The upshot of the foursome is that neither exchange of partners can go through with it, Mazursky and Tucker apparently deciding that, despite their daring, traditional values should/will reassert themselves when it really comes to the crunch. In this regard, having Burt Bacharach poured wholesale over a montage of the leads encountering assorted couples in the casino parking lot is an undignified sop to ’60s idealism. Love will out over sex, they – or Burt – seems to be saying.

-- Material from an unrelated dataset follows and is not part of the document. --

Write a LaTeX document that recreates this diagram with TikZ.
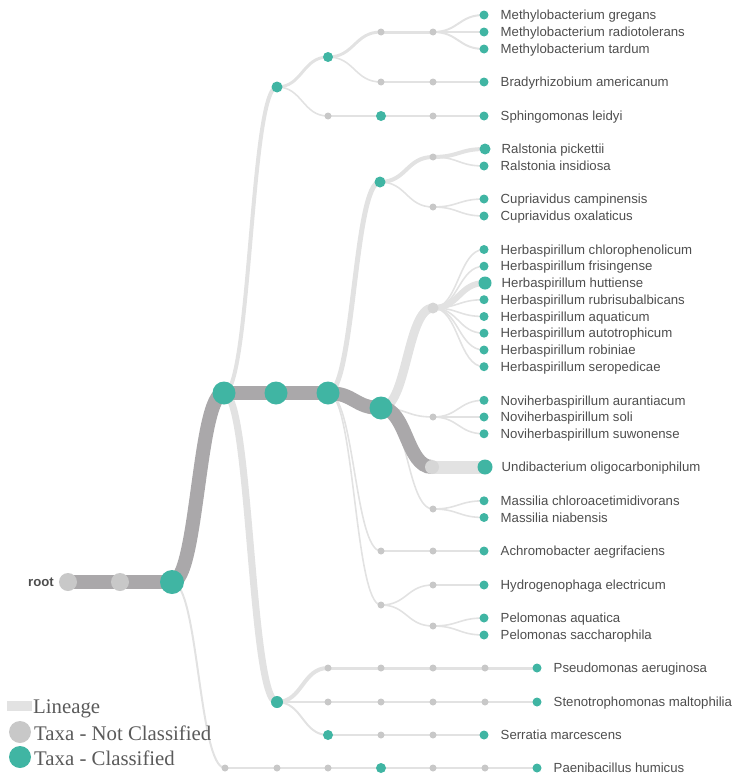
\documentclass[tikz,border=0pt]{standalone}
\usepackage{fontspec}
\setmainfont{Liberation Serif}
\newfontfamily\labelfont{Liberation Sans}
\usetikzlibrary{calc,backgrounds}

\definecolor{taxon}{RGB}{64,181,163}
\definecolor{unclass}{RGB}{200,200,200}
\definecolor{hubgrey}{RGB}{214,214,214}
\definecolor{mainpath}{RGB}{170,168,170}
\definecolor{sidepath}{RGB}{226,226,226}
\definecolor{txtgrey}{RGB}{78,78,78}
\definecolor{legendgrey}{RGB}{90,90,90}

\tikzset{
  cls/.style={circle,fill=taxon,draw=none,inner sep=0pt,minimum size=#1},
  cls/.default=9pt,
  ncl/.style={circle,fill=unclass,draw=none,inner sep=0pt,minimum size=#1},
  ncl/.default=7pt,
  twig/.style={draw=sidepath,line width=#1},
  twig/.default=1.6pt,
  trunk/.style={draw=mainpath,line width=14pt},
  lbl/.style={anchor=base west,inner sep=0pt,text=txtgrey,
    font=\labelfont\fontsize{13.2}{15}\selectfont},
  legendtxt/.style={anchor=base west,inner sep=0pt,text=legendgrey,
    font=\fontsize{20.8}{23}\selectfont},
}

% curved link between two taxa (horizontal S-shape)
\newcommand\lineage[3][twig]{%
  \draw[#1] let \p1=(#2.center), \p2=(#3.center) in
    (\p1) .. controls ({(\x1+\x2)/2},\y1) and ({(\x1+\x2)/2},\y2) .. (\p2);}

% classified leaf with its species name
\newcommand\taxonleaf[5][9pt]{%
  \node[cls=#1] (#2) at (#3,#4) {};
  \node[lbl] (#2-t) at ($(#2.center)+(16.5,4.7)$) {#5};}

\begin{document}
\begin{tikzpicture}[x=1pt,y=-1pt]
\useasboundingbox (0,0) rectangle (733,779);

% ---- main lineage ----
\node[ncl=18pt] (r0) at (68,582) {};
\node[ncl=18pt] (r1) at (120,582) {};
\node[cls=24pt] (r2) at (172,582) {};
\node[cls=23pt] (a) at (224,393) {};
\node[cls=23pt] (b) at (276,393) {};
\node[cls=23pt] (c) at (328,393) {};
\node[cls=23pt] (d) at (381,408) {};
\node[ncl=14pt,fill=hubgrey] (e) at (432,467) {};
\taxonleaf[15pt]{und}{485}{467}{Undibacterium oligocarboniphilum}
\node[anchor=base east,inner sep=0pt,text=txtgrey,
  font=\labelfont\bfseries\fontsize{13.2}{15}\selectfont] (rootlbl)
  at ($(r0.center)+(-14,4.7)$) {root};

% ---- upper branch ----
\node[cls=11pt] (t1) at (277,87) {};
\node[cls=10pt] (t2) at (328,57) {};
\node[ncl] (t3) at (381,32) {};
\node[ncl] (t4) at (433,32) {};
\taxonleaf{mgr}{484}{15}{Methylobacterium gregans}
\taxonleaf{mra}{484}{32}{Methylobacterium radiotolerans}
\taxonleaf{mta}{484}{49}{Methylobacterium tardum}
\node[ncl] (t5) at (381,82) {};
\node[ncl] (t6) at (433,82) {};
\taxonleaf{bam}{484}{82}{Bradyrhizobium americanum}
\node[ncl] (t7) at (328,116) {};
\node[cls=10pt] (t8) at (381,116) {};
\node[ncl] (t9) at (433,116) {};
\taxonleaf{sle}{484}{116}{Sphingomonas leidyi}

% ---- Burkholderiales ----
\node[cls=11pt] (u1) at (380,182) {};
\node[ncl] (u2) at (433,157) {};
\taxonleaf[11pt]{rpi}{485}{149}{Ralstonia pickettii}
\taxonleaf{rin}{484}{166}{Ralstonia insidiosa}
\node[ncl] (u3) at (433,207) {};
\taxonleaf{cca}{484}{199}{Cupriavidus campinensis}
\taxonleaf{cox}{484}{216}{Cupriavidus oxalaticus}

\node[ncl=11pt,fill=hubgrey] (h) at (433,308) {};
\taxonleaf{hch}{484}{249.5}{Herbaspirillum chlorophenolicum}
\taxonleaf{hfr}{484}{266.2}{Herbaspirillum frisingense}
\taxonleaf[13pt]{hhu}{485}{283}{Herbaspirillum huttiense}
\taxonleaf{hru}{484}{299.7}{Herbaspirillum rubrisubalbicans}
\taxonleaf{haq}{484}{316.5}{Herbaspirillum aquaticum}
\taxonleaf{hau}{484}{333.2}{Herbaspirillum autotrophicum}
\taxonleaf{hro}{484}{350}{Herbaspirillum robiniae}
\taxonleaf{hse}{484}{366.7}{Herbaspirillum seropedicae}

\node[ncl] (n) at (433,417) {};
\taxonleaf{nau}{484}{400.3}{Noviherbaspirillum aurantiacum}
\taxonleaf{nso}{484}{417}{Noviherbaspirillum soli}
\taxonleaf{nsu}{484}{433.8}{Noviherbaspirillum suwonense}

\node[ncl] (m) at (433,509) {};
\taxonleaf{mch}{484}{500.8}{Massilia chloroacetimidivorans}
\taxonleaf{mni}{484}{517.5}{Massilia niabensis}

\node[ncl] (ac1) at (381,551) {};
\node[ncl] (ac2) at (433,551) {};
\taxonleaf{ach}{484}{551}{Achromobacter aegrifaciens}

\node[ncl] (p1) at (381,605) {};
\node[ncl] (p2) at (433,585) {};
\taxonleaf{hyd}{484}{585}{Hydrogenophaga electricum}
\node[ncl] (p3) at (433,626) {};
\taxonleaf{paq}{484}{618}{Pelomonas aquatica}
\taxonleaf{psa}{484}{635}{Pelomonas saccharophila}

% ---- lower branch ----
\node[cls=12pt] (s1) at (277,702) {};
\node[ncl] (s2) at (328,668) {};
\node[ncl] (s2b) at (381,668) {};
\node[ncl] (s2c) at (433,668) {};
\node[ncl] (s2d) at (485,668) {};
\taxonleaf{pse}{537}{668}{Pseudomonas aeruginosa}
\node[ncl] (s3) at (328,702) {};
\node[ncl] (s3b) at (381,702) {};
\node[ncl] (s3c) at (433,702) {};
\node[ncl] (s3d) at (485,702) {};
\taxonleaf{ste}{537}{702}{Stenotrophomonas maltophilia}
\node[cls=10pt] (s4) at (328,735) {};
\node[ncl] (s4b) at (381,735) {};
\node[ncl] (s4c) at (433,735) {};
\taxonleaf{ser}{484}{735}{Serratia marcescens}

\node[ncl] (q1) at (225,768) {};
\node[ncl] (q2) at (277,768) {};
\node[ncl] (q3) at (328,768) {};
\node[cls=10pt] (q4) at (381,768) {};
\node[ncl] (q5) at (433,768) {};
\node[ncl] (q6) at (485,768) {};
\taxonleaf{pae}{537}{768}{Paenibacillus humicus}

% ---- links ----
\begin{scope}[on background layer]
  % upper branch
  \lineage[twig=4pt]{a}{t1}
  \lineage[twig=3pt]{t1}{t2}
  \lineage[twig=3pt]{t2}{t3}
  \lineage[twig=3pt]{t3}{t4}
  \lineage[twig=2pt]{t4}{mgr}
  \lineage[twig=2pt]{t4}{mra}
  \lineage[twig=2pt]{t4}{mta}
  \lineage{t2}{t5}
  \lineage{t5}{t6}
  \lineage{t6}{bam}
  \lineage{t1}{t7}
  \lineage{t7}{t8}
  \lineage{t8}{t9}
  \lineage{t9}{sle}
  % Ralstonia / Cupriavidus
  \lineage[twig=5pt]{c}{u1}
  \lineage[twig=4pt]{u1}{u2}
  \lineage[twig=4pt]{u2}{rpi}
  \lineage{u2}{rin}
  \lineage{u1}{u3}
  \lineage{u3}{cca}
  \lineage{u3}{cox}
  % Herbaspirillum
  \lineage[twig=9pt]{d}{h}
  \lineage{h}{hch}
  \lineage{h}{hfr}
  \lineage[twig=6pt]{h}{hhu}
  \lineage{h}{hru}
  \lineage{h}{haq}
  \lineage{h}{hau}
  \lineage{h}{hro}
  \lineage{h}{hse}
  % Noviherbaspirillum, Massilia
  \lineage{d}{n}
  \lineage{n}{nau}
  \lineage{n}{nso}
  \lineage{n}{nsu}
  \lineage{d}{m}
  \lineage{m}{mch}
  \lineage{m}{mni}
  % Achromobacter, Hydrogenophaga, Pelomonas
  \lineage{c}{ac1}
  \lineage{ac1}{ac2}
  \lineage{ac2}{ach}
  \lineage{c}{p1}
  \lineage{p1}{p2}
  \lineage{p2}{hyd}
  \lineage{p1}{p3}
  \lineage{p3}{paq}
  \lineage{p3}{psa}
  % lower branch
  \lineage[twig=7pt]{a}{s1}
  \lineage[twig=4pt]{s1}{s2}
  \lineage[twig=3pt]{s2}{s2b}
  \lineage[twig=3pt]{s2b}{s2c}
  \lineage[twig=3pt]{s2c}{s2d}
  \lineage[twig=3pt]{s2d}{pse}
  \lineage{s1}{s3}
  \lineage{s3}{s3b}
  \lineage{s3b}{s3c}
  \lineage{s3c}{s3d}
  \lineage{s3d}{ste}
  \lineage[twig=2pt]{s1}{s4}
  \lineage{s4}{s4b}
  \lineage{s4b}{s4c}
  \lineage{s4c}{ser}
  \lineage[twig=2pt]{r2}{q1}
  \lineage{q1}{q2}
  \lineage{q2}{q3}
  \lineage{q3}{q4}
  \lineage{q4}{q5}
  \lineage{q5}{q6}
  \lineage{q6}{pae}
  % highlighted lineage
  \lineage[twig=13pt]{e}{und}
  \lineage[trunk]{r0}{r1}
  \lineage[trunk]{r1}{r2}
  \lineage[trunk]{r2}{a}
  \lineage[trunk]{a}{b}
  \lineage[trunk]{b}{c}
  \lineage[trunk]{c}{d}
  \lineage[trunk]{d}{e}
\end{scope}

% ---- legend ----
\node[fill=sidepath,inner sep=0pt,minimum width=25pt,minimum height=10pt]
  (legline) at (19.5,706) {};
\node[legendtxt] (leglinet) at (33,713) {Lineage};
\node[ncl=22pt] (legncl) at (20,732) {};
\node[legendtxt] (legnclt) at (34,740) {Taxa - Not Classified};
\node[cls=22pt] (legcls) at (20,757) {};
\node[legendtxt] (legclst) at (34,765) {Taxa - Classified};
\end{tikzpicture}
\end{document}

Although, who knows how their relationships, both as couples and as friends, fared after this. In theory, there’s a comforting affirmation here, that they can resume their lives and be okay; the aberration has passed. But on a more defining, instrumental level, one has to wonder at the strings Mazursky is pulling. Whether Bob & Carol & Ted & Alice’s “innocent” reflection of the circles in which he and Tucker were mingling represented him doing his bit to extend the era’s programming of the population – as they’d already done on a more juvenile level with The Monkees – by spreading California’s peccadilloes to the nation at large. Was Bob normalising swinging – and the fabled key parties of the subsequent decade – and would many of those tempted by the movie’s fantasy lack the discipline to pull back and prevent marital carnage? It was, after all, the sixth most popular movie of the year.

Regardless, Mazursky acutely identifies the pitfalls of mutually condoned impropriety. When Bob walks in on Carol mid-affair – with a tennis coach – he betrays his obliging attitude to his own affair by flying into a rage (earlier, he attempted to get a rise out of Carol, to persuade her she should be infuriated – “I don’t feel jealous” – at his infidelity). Then he rationalises that it meant nothing; she doesn’t love the guy, it’s purely physical, and so he coaxes the reluctant coach out for an awkward drink. There’s a recognition this doesn’t really fly, that it’s going to stew and brew.

Elsewhere, Mazursky is less assured. Ted’s in-flight sex fantasy seems to have strayed in from another, clumsier picture. Gould and Cannon were both nominated in Best Supporting Oscar categories (Ted trapped on the sofa, attempting to escape the self-conscious canoodling of Bob and Carol is first-rate physical comedy, but there’s no way Gould could have beaten Jack in Easy Rider… who was mystifyingly beaten by Gig Young). Bob & Carol & Ted & Alice was also nominated for Best Original Screenplay (not a chance) and cinematography (a rare nom for a comedy, but Charles Lang’s work is terrific). Mazursky rated it his best film, reputedly, and he was probably right. It certainly beats Scenes from a Mall.